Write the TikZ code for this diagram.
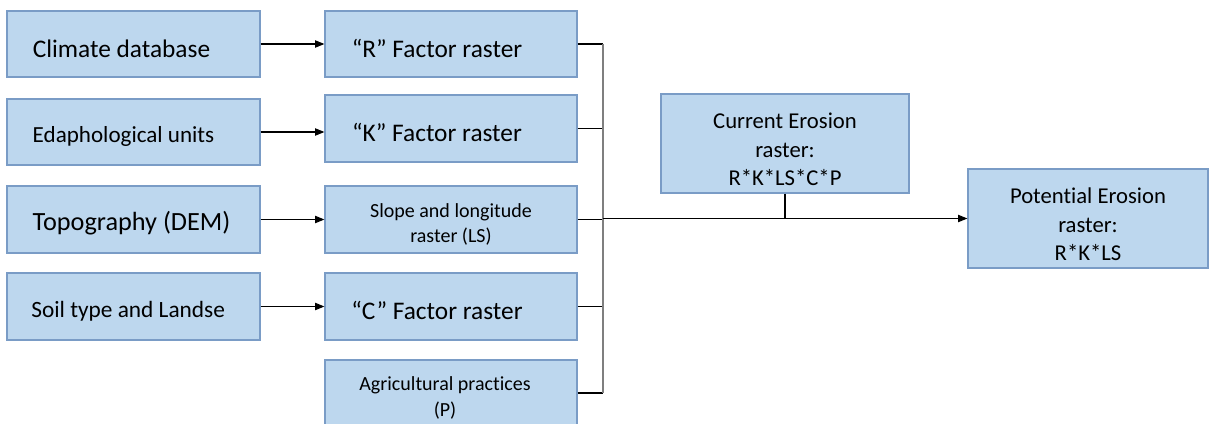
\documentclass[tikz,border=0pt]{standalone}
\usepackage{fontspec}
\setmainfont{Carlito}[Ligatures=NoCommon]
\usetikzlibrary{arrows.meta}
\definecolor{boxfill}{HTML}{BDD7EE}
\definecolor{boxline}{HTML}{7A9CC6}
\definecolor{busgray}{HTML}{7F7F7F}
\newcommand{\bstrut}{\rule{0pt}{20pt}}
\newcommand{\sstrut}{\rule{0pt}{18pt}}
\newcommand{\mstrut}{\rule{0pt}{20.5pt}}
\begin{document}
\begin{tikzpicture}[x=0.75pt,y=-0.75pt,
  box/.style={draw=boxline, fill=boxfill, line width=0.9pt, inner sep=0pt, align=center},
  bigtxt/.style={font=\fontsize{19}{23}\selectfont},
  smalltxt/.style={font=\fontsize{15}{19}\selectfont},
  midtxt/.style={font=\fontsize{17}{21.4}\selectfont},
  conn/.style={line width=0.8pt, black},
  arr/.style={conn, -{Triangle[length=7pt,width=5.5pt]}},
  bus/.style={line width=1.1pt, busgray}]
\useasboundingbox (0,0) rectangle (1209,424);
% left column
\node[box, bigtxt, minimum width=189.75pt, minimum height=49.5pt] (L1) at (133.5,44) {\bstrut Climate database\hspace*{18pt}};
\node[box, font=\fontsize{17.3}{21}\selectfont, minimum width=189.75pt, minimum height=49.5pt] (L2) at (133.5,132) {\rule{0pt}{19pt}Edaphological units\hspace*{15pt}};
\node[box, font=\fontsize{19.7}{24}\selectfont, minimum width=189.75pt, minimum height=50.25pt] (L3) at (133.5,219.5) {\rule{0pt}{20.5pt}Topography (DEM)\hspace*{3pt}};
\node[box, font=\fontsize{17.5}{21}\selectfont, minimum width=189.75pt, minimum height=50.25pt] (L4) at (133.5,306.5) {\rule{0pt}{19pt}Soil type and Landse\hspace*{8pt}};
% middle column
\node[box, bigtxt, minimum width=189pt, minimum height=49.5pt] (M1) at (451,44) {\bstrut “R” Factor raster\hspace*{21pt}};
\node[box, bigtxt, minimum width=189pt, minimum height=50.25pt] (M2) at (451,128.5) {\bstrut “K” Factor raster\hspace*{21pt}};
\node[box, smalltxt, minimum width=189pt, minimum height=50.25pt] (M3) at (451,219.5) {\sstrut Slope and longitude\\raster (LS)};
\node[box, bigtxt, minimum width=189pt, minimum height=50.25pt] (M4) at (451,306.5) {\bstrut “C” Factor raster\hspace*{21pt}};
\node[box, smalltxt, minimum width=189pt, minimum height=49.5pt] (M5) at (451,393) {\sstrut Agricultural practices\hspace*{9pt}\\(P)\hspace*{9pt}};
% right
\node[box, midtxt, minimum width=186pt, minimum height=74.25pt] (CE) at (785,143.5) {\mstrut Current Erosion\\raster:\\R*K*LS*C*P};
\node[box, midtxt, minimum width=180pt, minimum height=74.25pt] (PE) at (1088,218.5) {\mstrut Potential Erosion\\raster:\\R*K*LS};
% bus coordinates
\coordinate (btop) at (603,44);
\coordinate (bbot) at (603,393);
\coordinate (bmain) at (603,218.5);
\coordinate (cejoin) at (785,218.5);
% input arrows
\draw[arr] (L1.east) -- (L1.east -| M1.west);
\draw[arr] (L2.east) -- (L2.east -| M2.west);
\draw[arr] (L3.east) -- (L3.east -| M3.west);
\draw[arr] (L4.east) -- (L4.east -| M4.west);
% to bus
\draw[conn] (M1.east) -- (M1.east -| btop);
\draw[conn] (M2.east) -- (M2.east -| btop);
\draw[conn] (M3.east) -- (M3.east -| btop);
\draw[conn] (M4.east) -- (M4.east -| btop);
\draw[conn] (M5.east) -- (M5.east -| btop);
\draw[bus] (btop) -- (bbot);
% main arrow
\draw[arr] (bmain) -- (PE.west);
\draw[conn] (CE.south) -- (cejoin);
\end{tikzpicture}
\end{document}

──────

What you will do: Without including any picture, repeat the data exactly.

Full answer:
Write the TikZ code for this diagram.
\documentclass[tikz,border=0pt]{standalone}
\usepackage{fontspec}
\setmainfont{Carlito}[Ligatures=NoCommon]
\usetikzlibrary{arrows.meta}
\definecolor{boxfill}{HTML}{BDD7EE}
\definecolor{boxline}{HTML}{7A9CC6}
\definecolor{busgray}{HTML}{7F7F7F}
\newcommand{\bstrut}{\rule{0pt}{20pt}}
\newcommand{\sstrut}{\rule{0pt}{18pt}}
\newcommand{\mstrut}{\rule{0pt}{20.5pt}}
\begin{document}
\begin{tikzpicture}[x=0.75pt,y=-0.75pt,
  box/.style={draw=boxline, fill=boxfill, line width=0.9pt, inner sep=0pt, align=center},
  bigtxt/.style={font=\fontsize{19}{23}\selectfont},
  smalltxt/.style={font=\fontsize{15}{19}\selectfont},
  midtxt/.style={font=\fontsize{17}{21.4}\selectfont},
  conn/.style={line width=0.8pt, black},
  arr/.style={conn, -{Triangle[length=7pt,width=5.5pt]}},
  bus/.style={line width=1.1pt, busgray}]
\useasboundingbox (0,0) rectangle (1209,424);
% left column
\node[box, bigtxt, minimum width=189.75pt, minimum height=49.5pt] (L1) at (133.5,44) {\bstrut Climate database\hspace*{18pt}};
\node[box, font=\fontsize{17.3}{21}\selectfont, minimum width=189.75pt, minimum height=49.5pt] (L2) at (133.5,132) {\rule{0pt}{19pt}Edaphological units\hspace*{15pt}};
\node[box, font=\fontsize{19.7}{24}\selectfont, minimum width=189.75pt, minimum height=50.25pt] (L3) at (133.5,219.5) {\rule{0pt}{20.5pt}Topography (DEM)\hspace*{3pt}};
\node[box, font=\fontsize{17.5}{21}\selectfont, minimum width=189.75pt, minimum height=50.25pt] (L4) at (133.5,306.5) {\rule{0pt}{19pt}Soil type and Landse\hspace*{8pt}};
% middle column
\node[box, bigtxt, minimum width=189pt, minimum height=49.5pt] (M1) at (451,44) {\bstrut “R” Factor raster\hspace*{21pt}};
\node[box, bigtxt, minimum width=189pt, minimum height=50.25pt] (M2) at (451,128.5) {\bstrut “K” Factor raster\hspace*{21pt}};
\node[box, smalltxt, minimum width=189pt, minimum height=50.25pt] (M3) at (451,219.5) {\sstrut Slope and longitude\\raster (LS)};
\node[box, bigtxt, minimum width=189pt, minimum height=50.25pt] (M4) at (451,306.5) {\bstrut “C” Factor raster\hspace*{21pt}};
\node[box, smalltxt, minimum width=189pt, minimum height=49.5pt] (M5) at (451,393) {\sstrut Agricultural practices\hspace*{9pt}\\(P)\hspace*{9pt}};
% right
\node[box, midtxt, minimum width=186pt, minimum height=74.25pt] (CE) at (785,143.5) {\mstrut Current Erosion\\raster:\\R*K*LS*C*P};
\node[box, midtxt, minimum width=180pt, minimum height=74.25pt] (PE) at (1088,218.5) {\mstrut Potential Erosion\\raster:\\R*K*LS};
% bus coordinates
\coordinate (btop) at (603,44);
\coordinate (bbot) at (603,393);
\coordinate (bmain) at (603,218.5);
\coordinate (cejoin) at (785,218.5);
% input arrows
\draw[arr] (L1.east) -- (L1.east -| M1.west);
\draw[arr] (L2.east) -- (L2.east -| M2.west);
\draw[arr] (L3.east) -- (L3.east -| M3.west);
\draw[arr] (L4.east) -- (L4.east -| M4.west);
% to bus
\draw[conn] (M1.east) -- (M1.east -| btop);
\draw[conn] (M2.east) -- (M2.east -| btop);
\draw[conn] (M3.east) -- (M3.east -| btop);
\draw[conn] (M4.east) -- (M4.east -| btop);
\draw[conn] (M5.east) -- (M5.east -| btop);
\draw[bus] (btop) -- (bbot);
% main arrow
\draw[arr] (bmain) -- (PE.west);
\draw[conn] (CE.south) -- (cejoin);
\end{tikzpicture}
\end{document}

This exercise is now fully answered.